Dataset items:
········

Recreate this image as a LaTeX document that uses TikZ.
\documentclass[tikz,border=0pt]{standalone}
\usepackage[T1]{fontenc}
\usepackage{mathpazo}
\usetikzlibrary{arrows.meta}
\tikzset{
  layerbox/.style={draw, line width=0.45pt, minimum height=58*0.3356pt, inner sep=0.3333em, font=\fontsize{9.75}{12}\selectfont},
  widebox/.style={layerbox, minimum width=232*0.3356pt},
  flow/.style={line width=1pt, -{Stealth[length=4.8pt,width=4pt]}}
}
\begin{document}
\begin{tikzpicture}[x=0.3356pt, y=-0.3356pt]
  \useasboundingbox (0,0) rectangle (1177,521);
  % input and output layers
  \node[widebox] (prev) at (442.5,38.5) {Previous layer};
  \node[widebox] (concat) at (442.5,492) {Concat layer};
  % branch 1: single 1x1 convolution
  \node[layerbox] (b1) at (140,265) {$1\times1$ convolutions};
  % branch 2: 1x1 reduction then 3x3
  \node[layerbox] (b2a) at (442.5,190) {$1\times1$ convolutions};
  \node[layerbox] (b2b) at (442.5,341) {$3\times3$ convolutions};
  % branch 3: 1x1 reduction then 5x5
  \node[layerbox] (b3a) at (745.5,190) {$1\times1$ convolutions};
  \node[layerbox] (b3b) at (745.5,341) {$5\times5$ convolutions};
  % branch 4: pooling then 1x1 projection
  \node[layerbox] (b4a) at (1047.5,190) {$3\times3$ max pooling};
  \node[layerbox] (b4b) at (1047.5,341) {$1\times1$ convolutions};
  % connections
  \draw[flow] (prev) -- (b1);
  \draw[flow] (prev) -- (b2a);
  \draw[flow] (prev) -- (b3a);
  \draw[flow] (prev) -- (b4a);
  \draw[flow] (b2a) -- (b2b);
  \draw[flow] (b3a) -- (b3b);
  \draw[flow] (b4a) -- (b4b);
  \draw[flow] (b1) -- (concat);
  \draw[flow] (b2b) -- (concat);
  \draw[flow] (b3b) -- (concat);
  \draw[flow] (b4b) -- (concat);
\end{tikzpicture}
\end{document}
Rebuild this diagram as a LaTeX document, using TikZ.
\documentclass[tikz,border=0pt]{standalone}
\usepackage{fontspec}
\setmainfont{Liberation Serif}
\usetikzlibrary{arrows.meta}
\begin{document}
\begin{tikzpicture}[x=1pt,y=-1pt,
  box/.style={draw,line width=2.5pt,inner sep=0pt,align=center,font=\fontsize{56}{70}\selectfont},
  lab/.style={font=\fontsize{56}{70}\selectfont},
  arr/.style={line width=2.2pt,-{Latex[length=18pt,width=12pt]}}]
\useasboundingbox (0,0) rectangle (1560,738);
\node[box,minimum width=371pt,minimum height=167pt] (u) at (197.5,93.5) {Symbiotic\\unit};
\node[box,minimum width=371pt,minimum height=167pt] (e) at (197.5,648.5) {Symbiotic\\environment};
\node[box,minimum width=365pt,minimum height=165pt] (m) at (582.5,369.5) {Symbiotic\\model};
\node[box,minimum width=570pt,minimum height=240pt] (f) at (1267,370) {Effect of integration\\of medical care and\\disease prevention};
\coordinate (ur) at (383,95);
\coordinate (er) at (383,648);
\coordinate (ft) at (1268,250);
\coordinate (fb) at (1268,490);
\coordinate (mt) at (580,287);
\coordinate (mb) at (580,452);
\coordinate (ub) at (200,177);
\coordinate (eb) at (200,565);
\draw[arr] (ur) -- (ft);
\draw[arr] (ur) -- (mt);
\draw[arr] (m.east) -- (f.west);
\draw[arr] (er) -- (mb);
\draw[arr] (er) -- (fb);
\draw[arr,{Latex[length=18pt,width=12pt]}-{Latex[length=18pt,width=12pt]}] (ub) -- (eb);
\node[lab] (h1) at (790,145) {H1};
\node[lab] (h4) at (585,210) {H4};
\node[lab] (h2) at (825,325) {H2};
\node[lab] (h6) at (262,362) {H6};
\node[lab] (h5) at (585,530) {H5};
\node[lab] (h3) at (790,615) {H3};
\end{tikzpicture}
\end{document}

········

[Task to complete]
Write all of the records out again exactly.

[Solution below]
Recreate this image as a LaTeX document that uses TikZ.
\documentclass[tikz,border=0pt]{standalone}
\usepackage[T1]{fontenc}
\usepackage{mathpazo}
\usetikzlibrary{arrows.meta}
\tikzset{
  layerbox/.style={draw, line width=0.45pt, minimum height=58*0.3356pt, inner sep=0.3333em, font=\fontsize{9.75}{12}\selectfont},
  widebox/.style={layerbox, minimum width=232*0.3356pt},
  flow/.style={line width=1pt, -{Stealth[length=4.8pt,width=4pt]}}
}
\begin{document}
\begin{tikzpicture}[x=0.3356pt, y=-0.3356pt]
  \useasboundingbox (0,0) rectangle (1177,521);
  % input and output layers
  \node[widebox] (prev) at (442.5,38.5) {Previous layer};
  \node[widebox] (concat) at (442.5,492) {Concat layer};
  % branch 1: single 1x1 convolution
  \node[layerbox] (b1) at (140,265) {$1\times1$ convolutions};
  % branch 2: 1x1 reduction then 3x3
  \node[layerbox] (b2a) at (442.5,190) {$1\times1$ convolutions};
  \node[layerbox] (b2b) at (442.5,341) {$3\times3$ convolutions};
  % branch 3: 1x1 reduction then 5x5
  \node[layerbox] (b3a) at (745.5,190) {$1\times1$ convolutions};
  \node[layerbox] (b3b) at (745.5,341) {$5\times5$ convolutions};
  % branch 4: pooling then 1x1 projection
  \node[layerbox] (b4a) at (1047.5,190) {$3\times3$ max pooling};
  \node[layerbox] (b4b) at (1047.5,341) {$1\times1$ convolutions};
  % connections
  \draw[flow] (prev) -- (b1);
  \draw[flow] (prev) -- (b2a);
  \draw[flow] (prev) -- (b3a);
  \draw[flow] (prev) -- (b4a);
  \draw[flow] (b2a) -- (b2b);
  \draw[flow] (b3a) -- (b3b);
  \draw[flow] (b4a) -- (b4b);
  \draw[flow] (b1) -- (concat);
  \draw[flow] (b2b) -- (concat);
  \draw[flow] (b3b) -- (concat);
  \draw[flow] (b4b) -- (concat);
\end{tikzpicture}
\end{document}
Rebuild this diagram as a LaTeX document, using TikZ.
\documentclass[tikz,border=0pt]{standalone}
\usepackage{fontspec}
\setmainfont{Liberation Serif}
\usetikzlibrary{arrows.meta}
\begin{document}
\begin{tikzpicture}[x=1pt,y=-1pt,
  box/.style={draw,line width=2.5pt,inner sep=0pt,align=center,font=\fontsize{56}{70}\selectfont},
  lab/.style={font=\fontsize{56}{70}\selectfont},
  arr/.style={line width=2.2pt,-{Latex[length=18pt,width=12pt]}}]
\useasboundingbox (0,0) rectangle (1560,738);
\node[box,minimum width=371pt,minimum height=167pt] (u) at (197.5,93.5) {Symbiotic\\unit};
\node[box,minimum width=371pt,minimum height=167pt] (e) at (197.5,648.5) {Symbiotic\\environment};
\node[box,minimum width=365pt,minimum height=165pt] (m) at (582.5,369.5) {Symbiotic\\model};
\node[box,minimum width=570pt,minimum height=240pt] (f) at (1267,370) {Effect of integration\\of medical care and\\disease prevention};
\coordinate (ur) at (383,95);
\coordinate (er) at (383,648);
\coordinate (ft) at (1268,250);
\coordinate (fb) at (1268,490);
\coordinate (mt) at (580,287);
\coordinate (mb) at (580,452);
\coordinate (ub) at (200,177);
\coordinate (eb) at (200,565);
\draw[arr] (ur) -- (ft);
\draw[arr] (ur) -- (mt);
\draw[arr] (m.east) -- (f.west);
\draw[arr] (er) -- (mb);
\draw[arr] (er) -- (fb);
\draw[arr,{Latex[length=18pt,width=12pt]}-{Latex[length=18pt,width=12pt]}] (ub) -- (eb);
\node[lab] (h1) at (790,145) {H1};
\node[lab] (h4) at (585,210) {H4};
\node[lab] (h2) at (825,325) {H2};
\node[lab] (h6) at (262,362) {H6};
\node[lab] (h5) at (585,530) {H5};
\node[lab] (h3) at (790,615) {H3};
\end{tikzpicture}
\end{document}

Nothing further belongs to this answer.